• What needs to be done:
Extract each line bearing the word "this".

Code that draws figures:
===

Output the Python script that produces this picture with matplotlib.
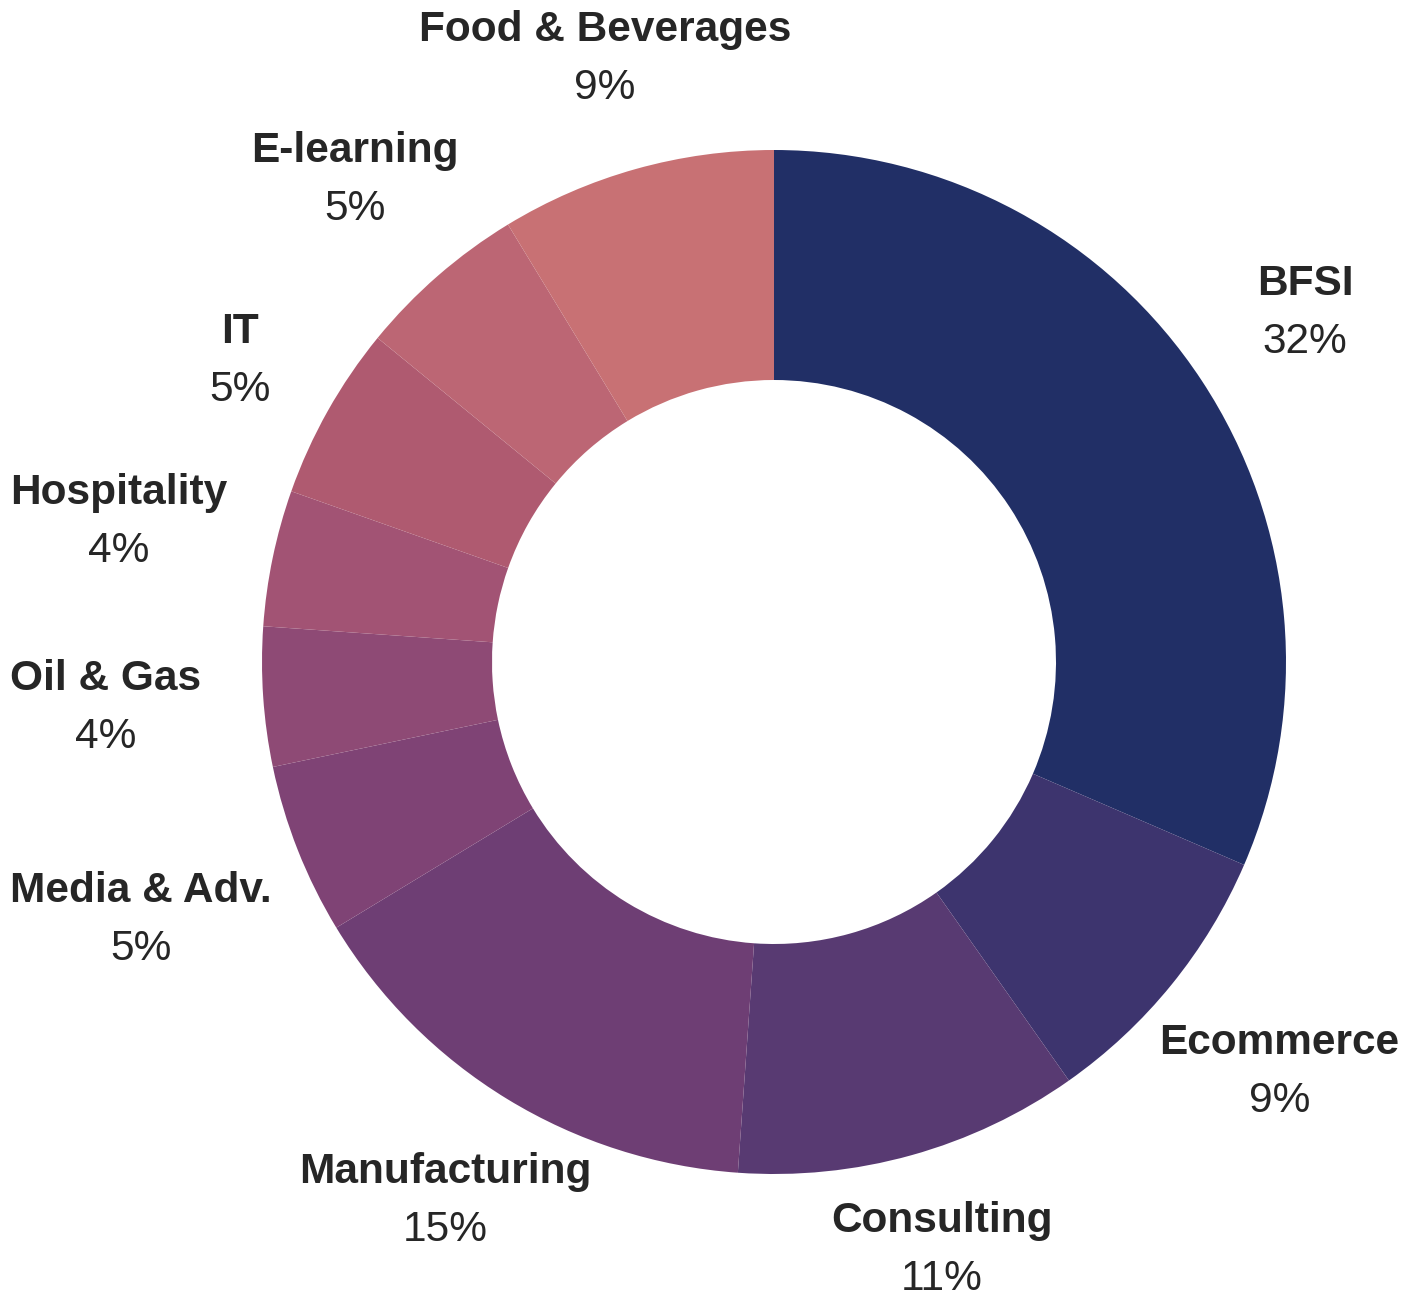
import matplotlib
matplotlib.use('agg')
import matplotlib.pyplot as plt
import numpy as np

# sector shares (percent of clients)
sectors = ['BFSI', 'Ecommerce', 'Consulting', 'Manufacturing', 'Media & Adv.',
           'Oil & Gas', 'Hospitality', 'IT', 'E-learning', 'Food & Beverages']
shares = [31.5, 8.75, 10.9, 15.2, 5.4, 4.4, 4.3, 5.5, 5.4, 8.7]
pct_labels = ['32%', '9%', '11%', '15%', '5%', '4%', '4%', '5%', '5%', '9%']
colors = ['#212F66', '#3D346E', '#583A72', '#6E3E74', '#7F4375',
          '#8E4A75', '#A25374', '#AF5A70', '#BC6674', '#C87174']

plt.rcParams['font.family'] = ['Liberation Sans', 'DejaVu Sans']
txt_color = '#262626'

W, H = 1416, 1301
fig = plt.figure(figsize=(W / 100, H / 100), dpi=100)
ax = fig.add_axes([0, 0, 1, 1])

cx, cy = 774, 639
R_out, R_in = 512, 282
wedges, _ = ax.pie(shares, colors=colors, startangle=90, counterclock=False,
                   center=(cx, cy), radius=R_out,
                   wedgeprops=dict(width=R_out - R_in, linewidth=0))
ax.set_xlim(0, W)
ax.set_ylim(0, H)
ax.axis('off')

#### labels outside the ring, pushed out by the text box, kept inside the figure ####
renderer = fig.canvas.get_renderer()
r_base = 578
half_h = 46
for w, name, pct in zip(wedges, sectors, pct_labels):
    ang = np.deg2rad((w.theta1 + w.theta2) / 2)
    t1 = ax.text(0, 0, name, fontsize=30.5, fontweight='bold', ha='center',
                 va='center', color=txt_color)
    t2 = ax.text(0, 0, pct, fontsize=30.5, ha='center', va='center',
                 color=txt_color)
    half_w = max(t1.get_window_extent(renderer).width,
                 t2.get_window_extent(renderer).width) / 2
    c, s = abs(np.cos(ang)), abs(np.sin(ang))
    d = min(half_w / c if c > 1e-6 else 1e9, half_h / s if s > 1e-6 else 1e9)
    r = r_base + d
    x = cx + r * np.cos(ang)
    y = cy + r * np.sin(ang)
    x = min(max(x, half_w + 10), W - half_w - 10)
    y = min(max(y, half_h + 5), H - half_h - 5)
    t1.set_position((x, y + 29))
    t2.set_position((x, y - 29))

fig.savefig('out.png', dpi=100, facecolor='white')
plt.close('all')
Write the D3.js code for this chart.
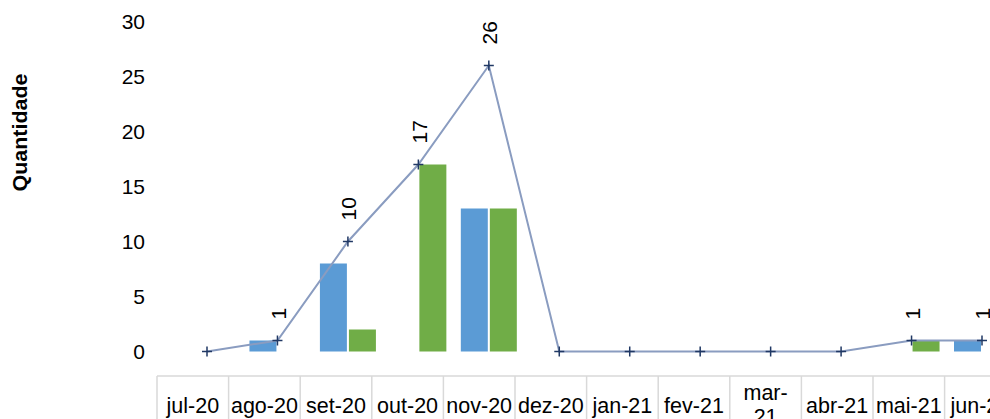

===

• Written solution:
Output the Python script that produces this picture with matplotlib.
Write the D3.js code for this chart.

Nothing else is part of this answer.